But by 2017, we were almost universally delighted to be shut of Mr. Perfect Creases, and the world was already wholly enveloped in the sturm und drang ushered in with the Trump presidency.

Mr. Garrow’s book came and went with barely a peep.

Until day before yesterday.

What Samuels’ extensive interview and article exposes are not only the fabrications and fantasies that made Barack Obama the premier poseur we see today – documented in meticulous detail – but it also builds the true picture of the “free” American press as the compliant, obedient regime lapdogs we all knew them to be.

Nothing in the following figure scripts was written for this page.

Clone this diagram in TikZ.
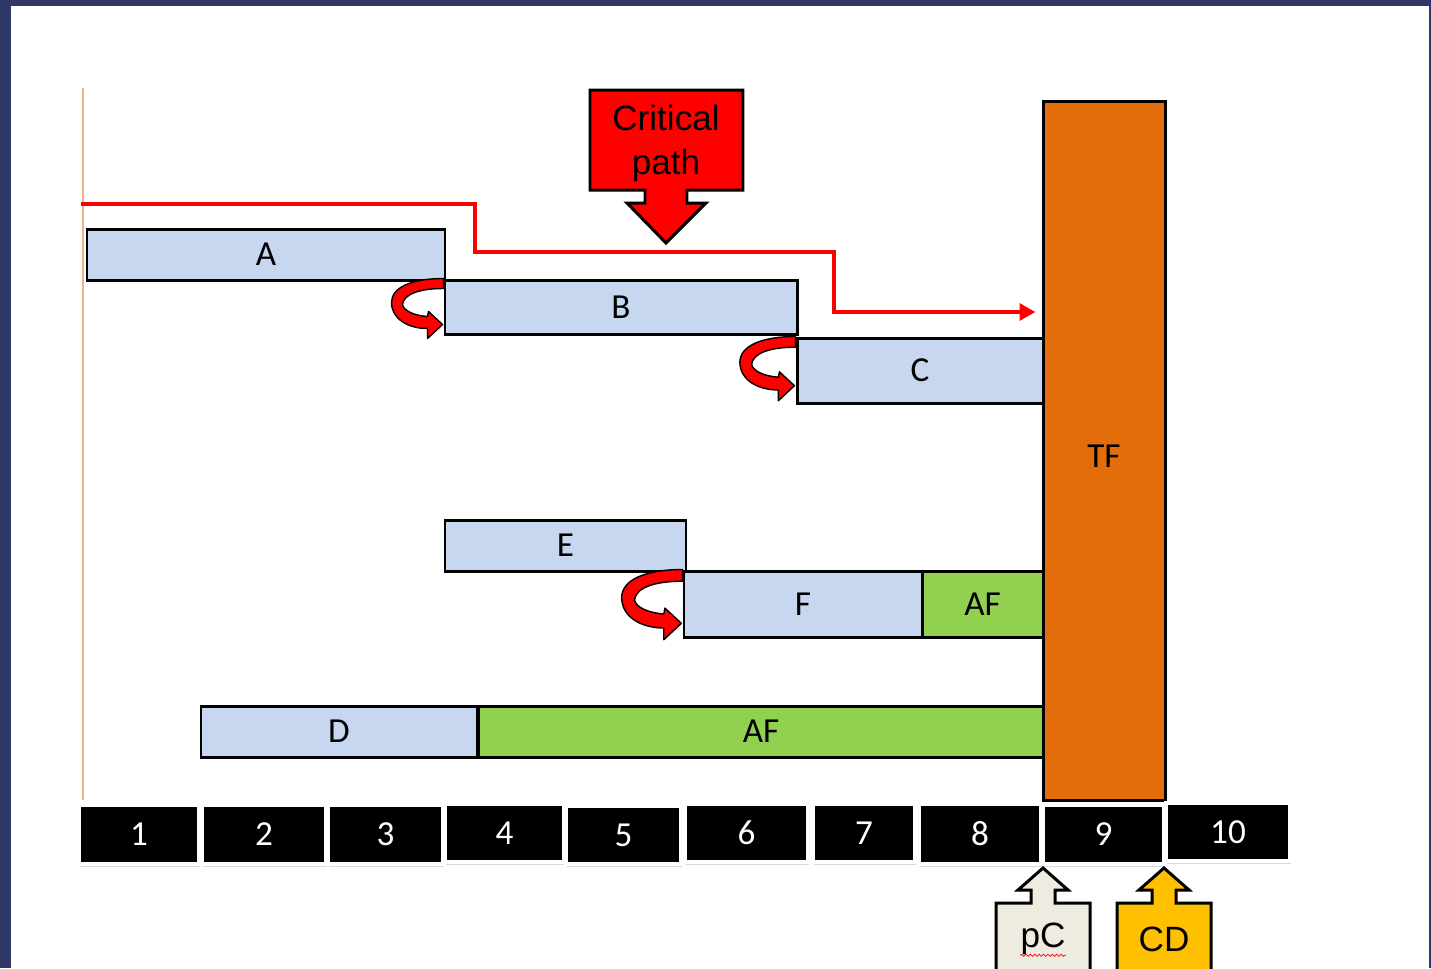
\documentclass[tikz,border=0pt]{standalone}
\usepackage{fontspec}
\setmainfont{Carlito}
\newfontfamily\calloutfont{Liberation Sans}
\usetikzlibrary{fit, shadows, arrows.meta, decorations.pathmorphing}

\definecolor{framenavy}{HTML}{2E3766}
\definecolor{barblue}{HTML}{C6D7EF}
\definecolor{slackgreen}{HTML}{92D050}
\definecolor{tforange}{HTML}{E36C0B}
\definecolor{edgeorange}{HTML}{F4B183}
\definecolor{pcgrey}{HTML}{EEECE1}
\definecolor{cdgold}{HTML}{FFC000}

\tikzset{
  barlabel/.style={font=\fontsize{20}{24}\selectfont, inner sep=0pt},
  ticklabel/.style={barlabel, text=white},
  bar/.style={draw=black, line width=1.7pt, fill=barblue, inner sep=0pt},
  slack/.style={bar, fill=slackgreen},
  totalfloat/.style={bar, fill=tforange},
  tick/.style={draw=white, line width=2.3pt, fill=black, inner sep=0pt,
    drop shadow={shadow xshift=0.6pt, shadow yshift=-1.6pt, opacity=0.3}},
  critpath/.style={draw=red, line width=2.3pt, -{Triangle[length=9pt, width=9.5pt]}},
  uturnarrow/.style={fill=red, draw=black, line width=0.8pt, line join=round},
  flagbox/.style={draw=black, line width=1.7pt},
  flagtext/.style={font=\calloutfont\fontsize{20}{25}\selectfont, align=center, inner sep=0pt},
  leftedge/.style={draw=edgeorange, line width=1.1pt}
}

% red turning arrow, hooked on the corner of the next bar
\newcommand{\uturn}[2]{%
  \begin{scope}[shift={(#1)}, scale=#2]
    \draw[uturnarrow] (0,0) .. controls (-32,0) and (-52,9) .. (-52,24)
      .. controls (-52,40) and (-36,50) .. (-16,50) -- (-16,60) -- (-1,46)
      -- (-15,33) -- (-16,38) .. controls (-30,37) and (-40,32) .. (-41,26)
      .. controls (-40,16) and (-25,10) .. (0,10) -- cycle;
  \end{scope}}

\begin{document}
\begin{tikzpicture}[x=0.02cm, y=-0.02cm]
  \useasboundingbox (0,0) rectangle (1431,968);
  \clip (0,0) rectangle (1431,968);
  \fill[framenavy] (0,0) rectangle (1431,968);
  \fill[white] (11,6) rectangle (1429,968);

  \draw[leftedge] (83,88) -- (83,800);

  % activities
  \node[bar, fit={(87,229) (445,280)}, label={[barlabel]center:A}] (A) {};
  \node[bar, fit={(445,280) (797,334)}, label={[barlabel]center:B}] (B) {};
  \node[bar, fit={(797,338) (1043,403)}, label={[barlabel]center:C}] (C) {};
  \node[bar, fit={(445,520) (686,571)}, label={[barlabel]center:E}] (E) {};
  \node[bar, fit={(684,571) (922,637)}, label={[barlabel]center:F}] (F) {};
  \node[slack, fit={(922,571) (1043,637)}, label={[barlabel]center:AF}] (afF) {};
  \node[bar, fit={(201,706) (477,757)}, label={[barlabel]center:D}] (D) {};
  \node[slack, fit={(479,706) (1043,757)}, label={[barlabel]center:AF}] (afD) {};
  \node[totalfloat, fit={(1043,101) (1165,800)}, label={[barlabel, yshift=-0.12cm]center:TF}] (TF) {};

  \uturn{B.north west}{1}
  \uturn{C.north west}{1.07}
  \uturn{F.north west}{1.17}

  % critical path
  \coordinate (cpstart) at (81,204);
  \coordinate (cpbend) at (834,312);
  \draw[critpath, shorten >=3.5pt] (cpstart) -| (475,252) -| (cpbend) -- (cpbend -| TF.west);

  \draw[flagbox, fill=red] (590,90) -- (743,90) -- (743,190) -- (687,190) -- (687,203)
    -- (706,203) -- (666,243) -- (627,203) -- (645,203) -- (645,190) -- (590,190) -- cycle;
  \node[flagtext] (critical) at (666,143) {Critical\\path};

  % time scale
  \foreach \n/\xa/\ya/\xb/\yb in {1/81/807/197/862, 2/204/807/324/862, 3/330/807/441/862,
      4/447/806/562/860, 5/568/808/679/862, 6/687/806/806/860, 7/815/806/913/860,
      8/921/806/1039/862, 9/1045/807/1162/862, 10/1168/805/1288/859}
    \node[tick, fit={(\xa-2,\ya-2) (\xb+2,\yb+2)}, label={[ticklabel]center:\n}] (t\n) {};

  % markers below the scale
  \foreach \cx/\lbl/\col in {1043/pC/pcgrey, 1164/CD/cdgold}{
    \draw[flagbox, fill=\col] (\cx-47,990) -- (\cx-47,903) -- (\cx-12,903) -- (\cx-12,890)
      -- (\cx-25,890) -- (\cx,868) -- (\cx+25,890) -- (\cx+12,890) -- (\cx+12,903)
      -- (\cx+47,903) -- (\cx+47,990);
    \node[flagtext] (\lbl) at (\cx,939) {\lbl};
  }
  \draw[red, line width=0.4pt, decorate, decoration={snake, amplitude=0.6pt, segment length=2.5pt}]
    (pC.south west) -- (pC.south east);
\end{tikzpicture}
\end{document}
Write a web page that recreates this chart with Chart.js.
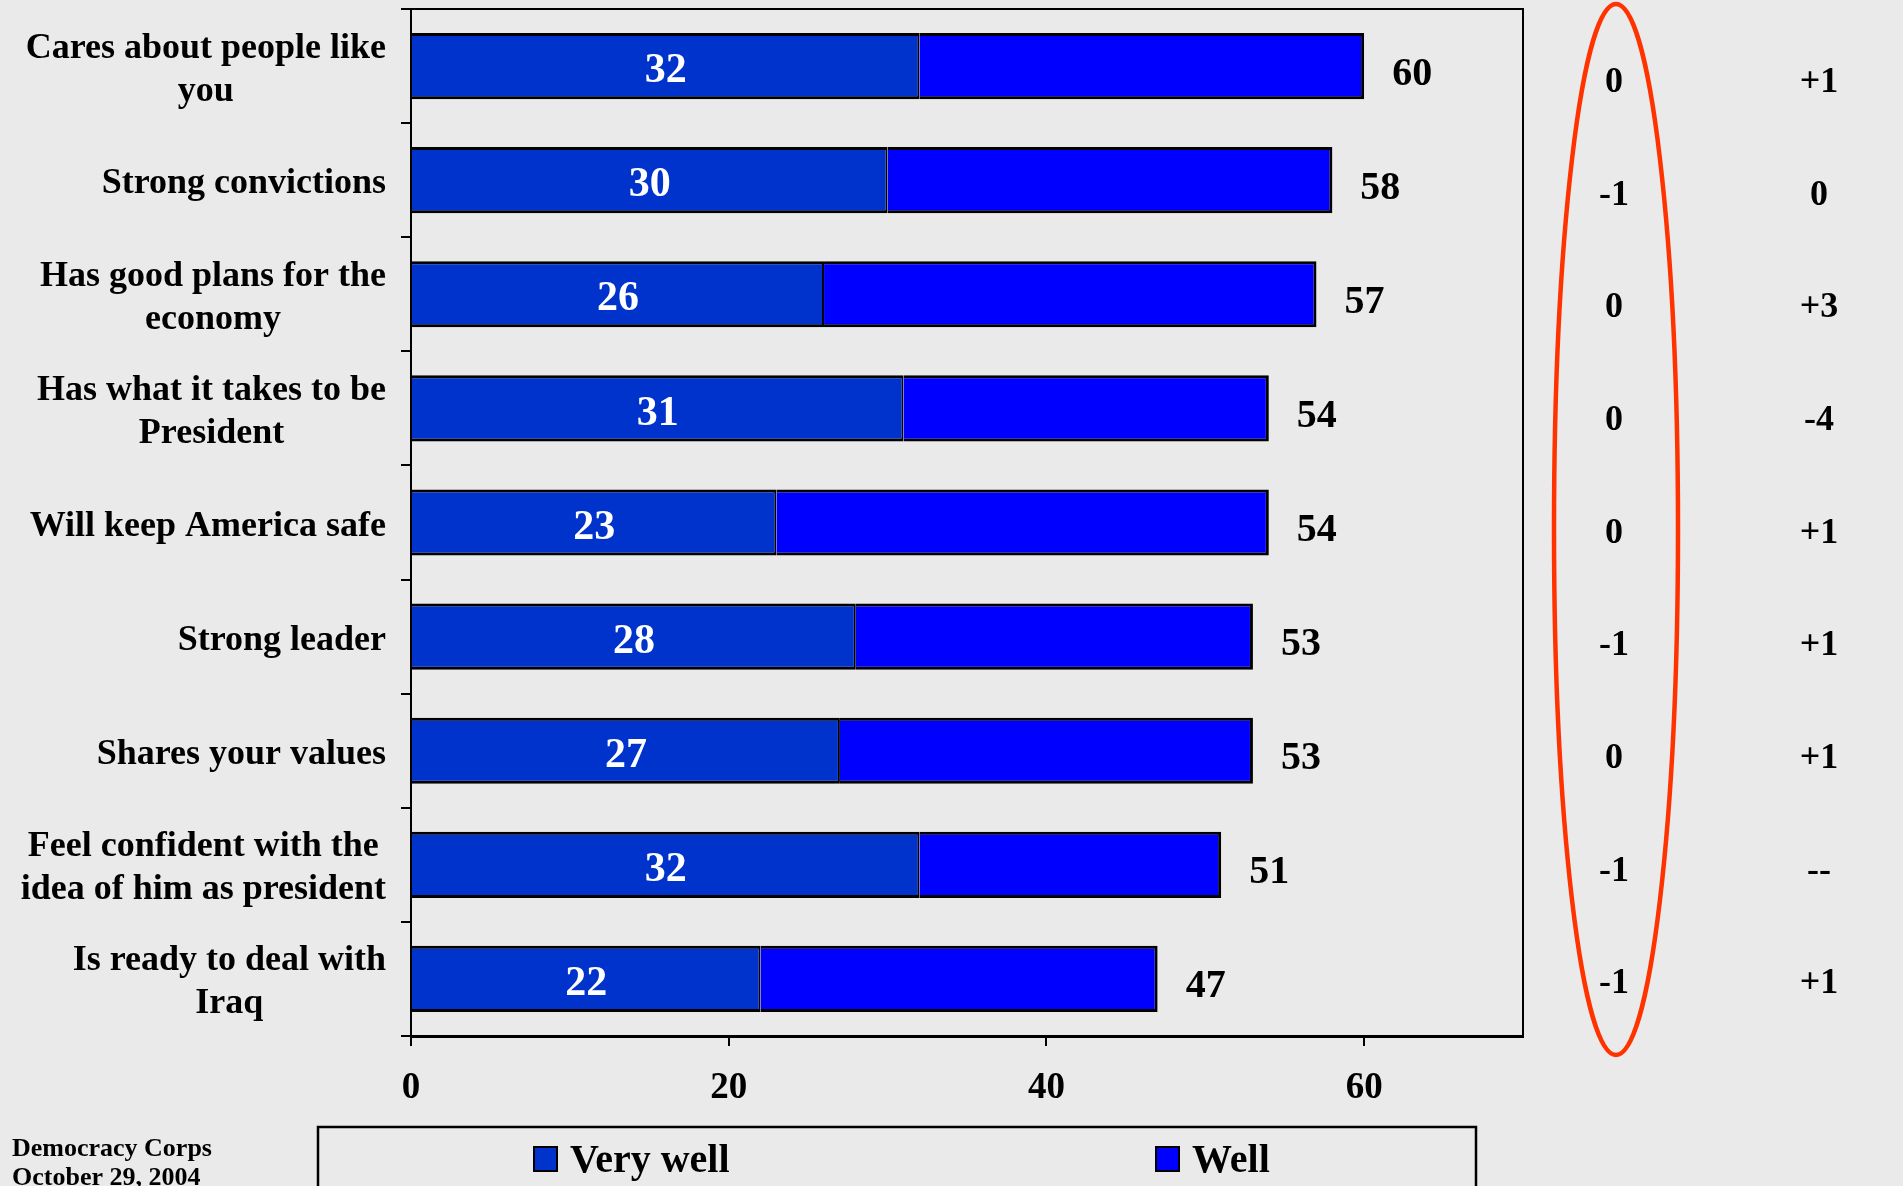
<!DOCTYPE html>
<html>
<head>
<meta charset="utf-8">
<script src="https://cdn.jsdelivr.net/npm/chart.js@4.4.0/dist/chart.umd.min.js"></script>
<style>
  html, body { margin: 0; padding: 0; background: #eaeaea; overflow: hidden; }
  canvas { display: block; }
</style>
</head>
<body>
<canvas id="chart" width="1903" height="1186"></canvas>
<script>
// Data
const categories = [
  ['Cares about people like', 'you'],
  ['Strong convictions'],
  ['Has good plans for the', 'economy'],
  ['Has what it takes to be', 'President'],
  ['Will keep America safe'],
  ['Strong leader'],
  ['Shares your values'],
  ['Feel confident with the', 'idea of him as president'],
  ['Is ready to deal with', 'Iraq']
];
const veryWell = [32, 30, 26, 31, 23, 28, 27, 32, 22];
const well = [28, 28, 31, 23, 31, 25, 26, 19, 25];
const totals = [60, 58, 57, 54, 54, 53, 53, 51, 47];
const changeA = ['0', '-1', '0', '0', '0', '-1', '0', '-1', '-1'];
const changeB = ['+1', '0', '+3', '-4', '+1', '+1', '+1', '--', '+1'];
const xTicks = [0, 20, 40, 60];
const footer = ['Democracy Corps', 'October 29, 2004'];

const FONT = "'Liberation Serif', 'Times New Roman', serif";

function font(size) {
  return 'bold ' + size + 'px ' + FONT;
}

// Category labels, bar value labels, side columns, frame, legend and footer
const extras = {
  id: 'extras',
  afterDatasetsDraw(chart) {
    const ctx = chart.ctx;
    const area = chart.chartArea;
    const ys = chart.scales.y;
    ctx.save();

    // frame: top and right
    ctx.strokeStyle = '#000';
    ctx.lineWidth = 2;
    ctx.beginPath();
    ctx.moveTo(area.left, area.top);
    ctx.lineTo(area.right, area.top);
    ctx.lineTo(area.right, area.bottom);
    ctx.stroke();

    // category labels: block right aligned, lines centred
    ctx.font = font(36);
    ctx.fillStyle = '#000';
    ctx.textAlign = 'center';
    ctx.textBaseline = 'alphabetic';
    const lineH = 43;
    categories.forEach((lines, i) => {
      const yc = ys.getPixelForValue(i);
      const w = Math.max(...lines.map(l => ctx.measureText(l).width));
      const cx = area.left - 25 - w / 2;
      lines.forEach((l, j) => {
        const y = yc + (j - (lines.length - 1) / 2) * lineH + 13;
        ctx.fillText(l, cx, y);
      });
    });

    // inner labels (very well)
    const m0 = chart.getDatasetMeta(0);
    ctx.font = font(42);
    ctx.fillStyle = '#fff';
    m0.data.forEach((el, i) => {
      ctx.fillText(String(veryWell[i]), (el.base + el.x) / 2, el.y + 2 + 42 * 0.338);
    });

    // totals
    const m1 = chart.getDatasetMeta(1);
    ctx.font = font(40);
    ctx.fillStyle = '#000';
    ctx.textAlign = 'left';
    m1.data.forEach((el, i) => {
      ctx.fillText(String(totals[i]), el.x + 28, el.y + 5 + 40 * 0.338);
    });

    // change columns
    const first = ys.getPixelForValue(0);
    ctx.font = font(36);
    ctx.textAlign = 'center';
    categories.forEach((c, i) => {
      const y = first + 14 + (ys.getPixelForValue(i) - first) * 0.987 + 36 * 0.338;
      ctx.fillText(changeA[i], area.right + 91, y);
      ctx.fillText(changeB[i], area.right + 296, y);
    });

    // red ellipse
    ctx.strokeStyle = '#ff3300';
    ctx.lineWidth = 4.5;
    ctx.beginPath();
    ctx.ellipse(area.right + 93, 529.5, 62, 525.5, 0, 0, Math.PI * 2);
    ctx.stroke();

    // legend box
    ctx.strokeStyle = '#000';
    ctx.lineWidth = 2.5;
    ctx.strokeRect(318, 1127, 1158, 100);
    const legendX = [534, 1156];
    chart.data.datasets.forEach((ds, i) => {
      const x = legendX[i];
      ctx.fillStyle = ds.backgroundColor;
      ctx.fillRect(x, 1147, 23, 24);
      ctx.lineWidth = 2;
      ctx.strokeStyle = '#000';
      ctx.strokeRect(x, 1147, 23, 24);
      ctx.fillStyle = '#000';
      ctx.font = font(40);
      ctx.textAlign = 'left';
      ctx.fillText(ds.label, x + 36, 1172);
    });

    // footer
    ctx.font = font(26);
    ctx.fillText(footer[0], 12, 1156);
    ctx.fillText(footer[1], 12, 1185);

    ctx.restore();
  }
};

new Chart(document.getElementById('chart'), {
  type: 'bar',
  data: {
    labels: categories,
    datasets: [
      {
        label: 'Very well',
        data: veryWell,
        backgroundColor: '#0033cc',
        borderColor: '#000',
        borderWidth: { top: 3, bottom: 3, left: 0, right: 2 },
        borderSkipped: false
      },
      {
        label: 'Well',
        data: well,
        backgroundColor: '#0000ff',
        borderColor: '#000',
        borderWidth: { top: 3, bottom: 3, left: 0, right: 3 },
        borderSkipped: false
      }
    ]
  },
  options: {
    indexAxis: 'y',
    responsive: false,
    animation: false,
    devicePixelRatio: 1,
    categoryPercentage: 1,
    barPercentage: 0.58,
    layout: { padding: { top: 9, right: 380, left: 0, bottom: 0 } },
    plugins: {
      legend: { display: false },
      tooltip: { enabled: false }
    },
    scales: {
      x: {
        stacked: true,
        min: 0,
        max: 70,
        afterBuildTicks: s => { s.ticks = xTicks.map(v => ({ value: v })); },
        afterFit: s => { s.height = 150; },
        grid: { drawOnChartArea: false, tickLength: 10, color: '#000', lineWidth: 2 },
        border: { color: '#000', width: 3 },
        ticks: { color: '#000', font: { family: FONT, weight: 'bold', size: 37 }, padding: 20 }
      },
      y: {
        stacked: true,
        offset: true,
        afterFit: s => { s.width = 411; s.paddingTop = 0; s.paddingBottom = 0; },
        grid: { offset: true, drawOnChartArea: false, tickLength: 10, color: '#000', lineWidth: 2 },
        border: { color: '#000', width: 2 },
        ticks: { display: false }
      }
    }
  },
  plugins: [extras]
});
</script>
</body>
</html>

How their fawning complicity by incuriously allowing the establishment of the Obama public façade…

…has enabled this evil manifestation to continue to rule the country for a third term through his surrogates managing the supine and venal puppet currently in the White House.

A pivotal moment in Obama’s melodramatic autobiography begins the journey, and is proven to be a lie. A lie not one boot-licking Washington “journalist” thought to pick up a phone and parse with the other person involved in the emotional contretemps that supposedly changed the course of Obama’s life.

There is a fascinating passage in Rising Star, David Garrow’s comprehensive biography of Barack Obama’s early years, in which the historian examines Obama’s account in Dreams from My Father of his breakup with his longtime Chicago girlfriend, Sheila Miyoshi Jager. In Dreams, Obama describes a passionate disagreement following a play by African American playwright August Wilson, in which the young protagonist defends his incipient embrace of Black racial consciousness against his girlfriend’s white-identified liberal universalism. As readers, we know that the stakes of this decision would become more than simply personal: The Black American man that Obama wills into being in this scene would go on to marry a Black woman from the South Side of Chicago named Michelle Robinson and, after a meteoric rise, win election as the first Black president of the United States.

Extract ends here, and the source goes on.